## To do
Within the entries below, find the portion that opens with the line containing "What matplotlib code" and closes with the line containing "ax.text(i, totales[i] +". Retype that portion exactly and only.

+===+

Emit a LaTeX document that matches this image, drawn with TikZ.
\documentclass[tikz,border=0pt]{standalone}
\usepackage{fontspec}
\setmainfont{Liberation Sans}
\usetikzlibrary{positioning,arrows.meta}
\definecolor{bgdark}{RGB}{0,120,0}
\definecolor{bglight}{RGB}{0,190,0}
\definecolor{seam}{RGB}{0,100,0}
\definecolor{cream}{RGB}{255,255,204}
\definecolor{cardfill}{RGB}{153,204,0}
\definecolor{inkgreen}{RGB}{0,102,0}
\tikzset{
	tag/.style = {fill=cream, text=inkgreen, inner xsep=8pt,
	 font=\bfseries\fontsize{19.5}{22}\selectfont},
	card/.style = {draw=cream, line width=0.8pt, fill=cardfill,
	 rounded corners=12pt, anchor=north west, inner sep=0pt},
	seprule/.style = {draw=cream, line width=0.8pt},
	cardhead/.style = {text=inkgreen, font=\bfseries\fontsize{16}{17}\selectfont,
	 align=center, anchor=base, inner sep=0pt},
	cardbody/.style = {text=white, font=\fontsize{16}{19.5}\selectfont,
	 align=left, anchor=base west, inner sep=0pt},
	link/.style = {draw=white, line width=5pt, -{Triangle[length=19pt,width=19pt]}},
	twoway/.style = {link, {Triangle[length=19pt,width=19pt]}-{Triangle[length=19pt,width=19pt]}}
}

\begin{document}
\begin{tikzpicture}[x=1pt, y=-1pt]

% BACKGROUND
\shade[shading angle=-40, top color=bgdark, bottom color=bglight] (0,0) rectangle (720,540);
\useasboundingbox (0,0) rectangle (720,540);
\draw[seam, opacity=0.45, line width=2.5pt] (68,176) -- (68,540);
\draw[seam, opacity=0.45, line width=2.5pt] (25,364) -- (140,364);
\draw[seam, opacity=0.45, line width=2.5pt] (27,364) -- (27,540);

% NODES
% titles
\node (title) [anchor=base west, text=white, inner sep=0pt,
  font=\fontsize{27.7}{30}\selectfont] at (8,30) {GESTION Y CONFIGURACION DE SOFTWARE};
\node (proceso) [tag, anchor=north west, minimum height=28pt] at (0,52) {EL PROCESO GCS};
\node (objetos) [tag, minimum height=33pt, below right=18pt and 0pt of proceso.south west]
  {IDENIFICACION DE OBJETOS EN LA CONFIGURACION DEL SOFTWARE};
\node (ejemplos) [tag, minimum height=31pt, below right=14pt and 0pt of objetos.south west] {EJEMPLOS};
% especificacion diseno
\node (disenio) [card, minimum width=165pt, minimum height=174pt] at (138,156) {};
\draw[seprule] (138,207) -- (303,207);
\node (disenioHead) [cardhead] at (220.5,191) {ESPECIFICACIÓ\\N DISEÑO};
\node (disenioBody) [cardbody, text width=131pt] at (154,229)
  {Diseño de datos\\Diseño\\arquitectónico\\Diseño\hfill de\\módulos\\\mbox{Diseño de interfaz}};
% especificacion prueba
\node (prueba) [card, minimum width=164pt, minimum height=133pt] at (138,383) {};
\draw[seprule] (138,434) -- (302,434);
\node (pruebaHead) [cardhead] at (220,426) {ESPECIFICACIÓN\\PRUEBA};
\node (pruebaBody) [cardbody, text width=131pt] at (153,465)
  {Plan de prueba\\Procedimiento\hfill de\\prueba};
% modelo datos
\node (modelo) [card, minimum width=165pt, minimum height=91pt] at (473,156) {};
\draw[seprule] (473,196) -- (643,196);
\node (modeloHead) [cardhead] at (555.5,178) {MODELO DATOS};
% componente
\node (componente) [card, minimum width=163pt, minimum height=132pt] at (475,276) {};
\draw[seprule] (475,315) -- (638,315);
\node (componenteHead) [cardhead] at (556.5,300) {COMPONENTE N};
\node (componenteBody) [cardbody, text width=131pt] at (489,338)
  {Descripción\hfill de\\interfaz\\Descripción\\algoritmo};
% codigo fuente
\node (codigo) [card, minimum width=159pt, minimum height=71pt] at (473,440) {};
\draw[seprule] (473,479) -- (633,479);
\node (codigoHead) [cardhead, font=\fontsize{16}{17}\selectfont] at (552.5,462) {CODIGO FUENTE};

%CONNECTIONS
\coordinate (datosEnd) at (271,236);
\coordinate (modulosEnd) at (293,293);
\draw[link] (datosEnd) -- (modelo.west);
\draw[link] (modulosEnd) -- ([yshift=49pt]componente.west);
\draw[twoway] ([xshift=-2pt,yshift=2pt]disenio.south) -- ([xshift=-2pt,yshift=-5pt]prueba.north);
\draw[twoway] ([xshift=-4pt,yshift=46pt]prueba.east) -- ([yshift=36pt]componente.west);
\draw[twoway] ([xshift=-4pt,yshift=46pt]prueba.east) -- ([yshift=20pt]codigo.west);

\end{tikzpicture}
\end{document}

+===+

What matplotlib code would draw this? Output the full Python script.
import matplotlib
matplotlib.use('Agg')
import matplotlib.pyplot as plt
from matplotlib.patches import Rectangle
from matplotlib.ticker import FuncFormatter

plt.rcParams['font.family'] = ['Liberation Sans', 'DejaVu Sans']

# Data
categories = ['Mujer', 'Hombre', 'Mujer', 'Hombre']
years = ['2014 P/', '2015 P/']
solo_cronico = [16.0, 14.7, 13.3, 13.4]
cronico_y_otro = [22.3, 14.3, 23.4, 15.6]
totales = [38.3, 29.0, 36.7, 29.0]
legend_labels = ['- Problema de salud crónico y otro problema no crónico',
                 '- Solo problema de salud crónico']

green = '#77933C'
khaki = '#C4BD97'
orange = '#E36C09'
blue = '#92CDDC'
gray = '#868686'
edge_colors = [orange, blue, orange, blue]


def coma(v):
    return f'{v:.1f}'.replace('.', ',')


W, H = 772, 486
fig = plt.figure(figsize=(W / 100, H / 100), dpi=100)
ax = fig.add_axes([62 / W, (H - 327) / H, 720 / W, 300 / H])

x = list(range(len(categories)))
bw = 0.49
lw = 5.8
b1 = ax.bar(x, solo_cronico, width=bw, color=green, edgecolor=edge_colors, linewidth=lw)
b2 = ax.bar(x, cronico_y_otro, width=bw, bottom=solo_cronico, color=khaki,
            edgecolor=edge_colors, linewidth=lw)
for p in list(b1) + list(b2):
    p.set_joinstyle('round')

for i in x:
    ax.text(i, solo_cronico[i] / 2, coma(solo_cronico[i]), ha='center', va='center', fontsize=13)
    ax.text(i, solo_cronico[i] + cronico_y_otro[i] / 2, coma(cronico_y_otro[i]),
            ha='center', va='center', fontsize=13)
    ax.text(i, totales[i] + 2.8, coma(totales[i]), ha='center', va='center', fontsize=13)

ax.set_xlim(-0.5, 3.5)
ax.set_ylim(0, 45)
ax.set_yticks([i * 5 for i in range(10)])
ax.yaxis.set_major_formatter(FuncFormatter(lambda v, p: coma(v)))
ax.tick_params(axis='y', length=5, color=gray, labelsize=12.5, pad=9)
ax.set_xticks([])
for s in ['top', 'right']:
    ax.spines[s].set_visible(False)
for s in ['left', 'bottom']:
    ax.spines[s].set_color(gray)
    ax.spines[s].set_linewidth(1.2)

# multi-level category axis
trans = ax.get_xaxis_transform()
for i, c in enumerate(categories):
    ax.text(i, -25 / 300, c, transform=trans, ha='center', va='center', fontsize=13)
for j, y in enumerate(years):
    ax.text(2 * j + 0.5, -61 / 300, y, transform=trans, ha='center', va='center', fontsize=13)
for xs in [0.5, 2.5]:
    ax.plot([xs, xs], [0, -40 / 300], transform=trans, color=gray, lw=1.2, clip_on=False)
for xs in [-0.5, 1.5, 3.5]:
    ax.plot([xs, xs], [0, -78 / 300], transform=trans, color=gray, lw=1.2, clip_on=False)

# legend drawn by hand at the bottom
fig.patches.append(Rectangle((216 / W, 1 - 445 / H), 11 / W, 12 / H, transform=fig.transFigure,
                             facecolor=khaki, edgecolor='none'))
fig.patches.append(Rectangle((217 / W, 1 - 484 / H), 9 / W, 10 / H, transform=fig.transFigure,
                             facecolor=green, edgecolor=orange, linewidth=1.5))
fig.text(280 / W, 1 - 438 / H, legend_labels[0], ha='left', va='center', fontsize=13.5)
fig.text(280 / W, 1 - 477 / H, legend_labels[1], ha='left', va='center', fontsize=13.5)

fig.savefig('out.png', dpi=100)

+===+

## Solution to this problem
What matplotlib code would draw this? Output the full Python script.
import matplotlib
matplotlib.use('Agg')
import matplotlib.pyplot as plt
from matplotlib.patches import Rectangle
from matplotlib.ticker import FuncFormatter

plt.rcParams['font.family'] = ['Liberation Sans', 'DejaVu Sans']

# Data
categories = ['Mujer', 'Hombre', 'Mujer', 'Hombre']
years = ['2014 P/', '2015 P/']
solo_cronico = [16.0, 14.7, 13.3, 13.4]
cronico_y_otro = [22.3, 14.3, 23.4, 15.6]
totales = [38.3, 29.0, 36.7, 29.0]
legend_labels = ['- Problema de salud crónico y otro problema no crónico',
                 '- Solo problema de salud crónico']

green = '#77933C'
khaki = '#C4BD97'
orange = '#E36C09'
blue = '#92CDDC'
gray = '#868686'
edge_colors = [orange, blue, orange, blue]


def coma(v):
    return f'{v:.1f}'.replace('.', ',')


W, H = 772, 486
fig = plt.figure(figsize=(W / 100, H / 100), dpi=100)
ax = fig.add_axes([62 / W, (H - 327) / H, 720 / W, 300 / H])

x = list(range(len(categories)))
bw = 0.49
lw = 5.8
b1 = ax.bar(x, solo_cronico, width=bw, color=green, edgecolor=edge_colors, linewidth=lw)
b2 = ax.bar(x, cronico_y_otro, width=bw, bottom=solo_cronico, color=khaki,
            edgecolor=edge_colors, linewidth=lw)
for p in list(b1) + list(b2):
    p.set_joinstyle('round')

for i in x:
    ax.text(i, solo_cronico[i] / 2, coma(solo_cronico[i]), ha='center', va='center', fontsize=13)
    ax.text(i, solo_cronico[i] + cronico_y_otro[i] / 2, coma(cronico_y_otro[i]),
            ha='center', va='center', fontsize=13)
    ax.text(i, totales[i] + 2.8, coma(totales[i]), ha='center', va='center', fontsize=13)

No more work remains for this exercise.